Records supplied →
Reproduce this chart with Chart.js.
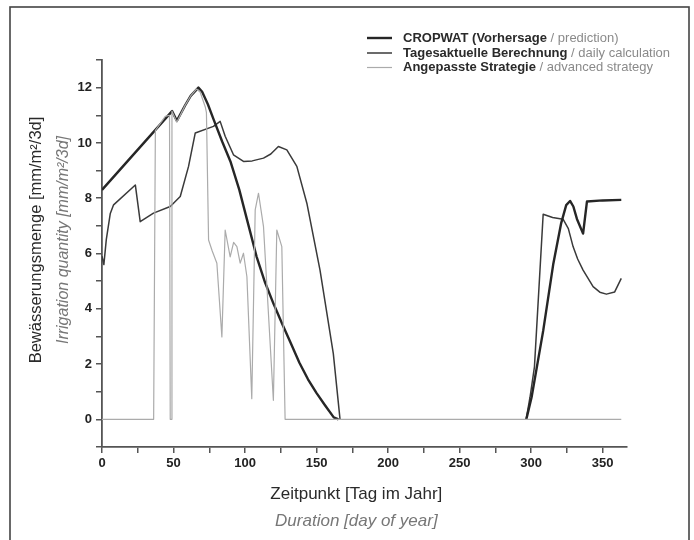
...
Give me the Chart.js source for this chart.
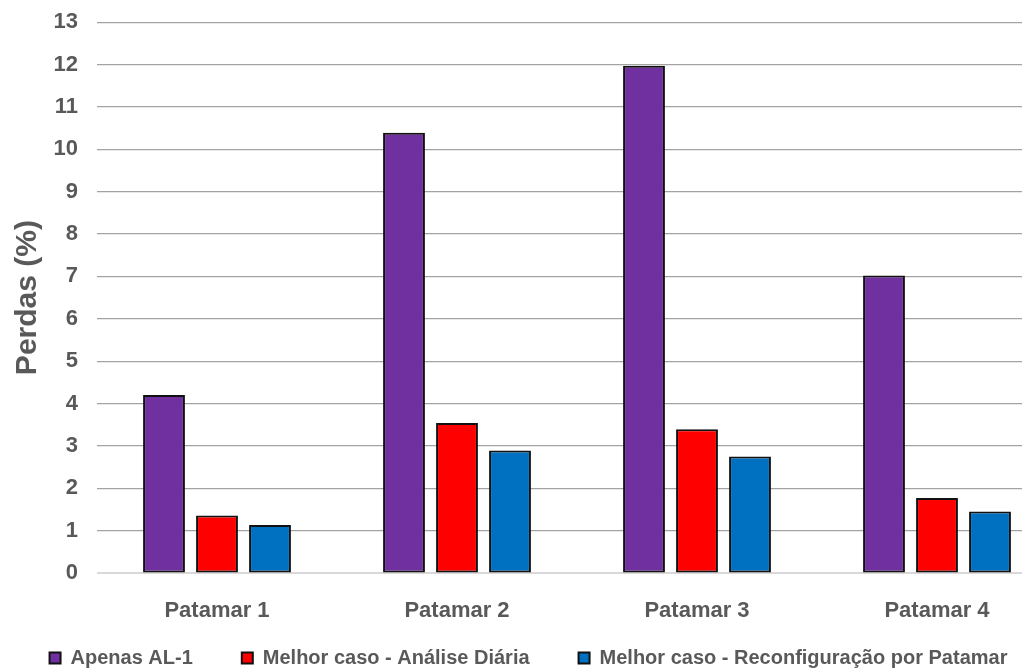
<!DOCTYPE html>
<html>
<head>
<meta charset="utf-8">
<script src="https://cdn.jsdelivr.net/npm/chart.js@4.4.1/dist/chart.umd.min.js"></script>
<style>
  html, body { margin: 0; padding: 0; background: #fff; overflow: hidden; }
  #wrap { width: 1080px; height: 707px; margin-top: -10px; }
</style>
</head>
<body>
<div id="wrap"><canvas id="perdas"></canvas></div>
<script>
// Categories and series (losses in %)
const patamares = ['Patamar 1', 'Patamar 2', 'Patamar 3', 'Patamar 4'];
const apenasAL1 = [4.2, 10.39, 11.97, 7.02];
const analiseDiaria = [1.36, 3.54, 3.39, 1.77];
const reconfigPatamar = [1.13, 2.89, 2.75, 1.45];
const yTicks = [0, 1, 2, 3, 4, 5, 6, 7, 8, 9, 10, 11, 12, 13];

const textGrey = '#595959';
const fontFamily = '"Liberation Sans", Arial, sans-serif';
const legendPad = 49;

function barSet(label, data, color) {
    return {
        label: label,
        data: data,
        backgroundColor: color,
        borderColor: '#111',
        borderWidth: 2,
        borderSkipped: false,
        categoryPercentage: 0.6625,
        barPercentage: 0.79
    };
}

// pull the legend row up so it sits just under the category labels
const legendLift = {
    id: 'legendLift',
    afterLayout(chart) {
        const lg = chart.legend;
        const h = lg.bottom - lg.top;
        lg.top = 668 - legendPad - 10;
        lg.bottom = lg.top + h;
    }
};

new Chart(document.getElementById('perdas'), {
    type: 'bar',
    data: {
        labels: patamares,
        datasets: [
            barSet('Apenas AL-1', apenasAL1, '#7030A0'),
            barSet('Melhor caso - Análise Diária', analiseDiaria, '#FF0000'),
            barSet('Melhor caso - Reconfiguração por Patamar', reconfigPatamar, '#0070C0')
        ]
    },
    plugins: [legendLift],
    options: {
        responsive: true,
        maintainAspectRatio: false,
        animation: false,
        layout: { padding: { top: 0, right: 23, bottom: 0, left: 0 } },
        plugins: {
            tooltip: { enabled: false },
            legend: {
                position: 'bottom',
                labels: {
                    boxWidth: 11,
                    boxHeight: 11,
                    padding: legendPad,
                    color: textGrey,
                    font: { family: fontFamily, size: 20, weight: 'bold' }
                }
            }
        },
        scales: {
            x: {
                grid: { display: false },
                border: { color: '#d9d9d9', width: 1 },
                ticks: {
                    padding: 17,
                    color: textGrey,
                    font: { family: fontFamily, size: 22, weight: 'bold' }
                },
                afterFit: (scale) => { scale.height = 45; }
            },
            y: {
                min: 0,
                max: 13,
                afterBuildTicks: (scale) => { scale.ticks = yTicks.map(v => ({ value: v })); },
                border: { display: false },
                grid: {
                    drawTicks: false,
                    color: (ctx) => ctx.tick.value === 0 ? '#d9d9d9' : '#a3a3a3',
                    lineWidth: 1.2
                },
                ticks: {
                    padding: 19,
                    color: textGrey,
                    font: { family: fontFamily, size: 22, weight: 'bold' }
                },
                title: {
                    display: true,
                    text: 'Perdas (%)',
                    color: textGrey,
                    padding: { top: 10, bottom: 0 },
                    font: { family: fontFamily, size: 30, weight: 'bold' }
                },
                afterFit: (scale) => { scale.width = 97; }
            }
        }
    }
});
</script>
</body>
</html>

Written instruction → Pull out all lines from the entries above that include the word "this".

Exercise response →
Reproduce this chart with Chart.js.
Give me the Chart.js source for this chart.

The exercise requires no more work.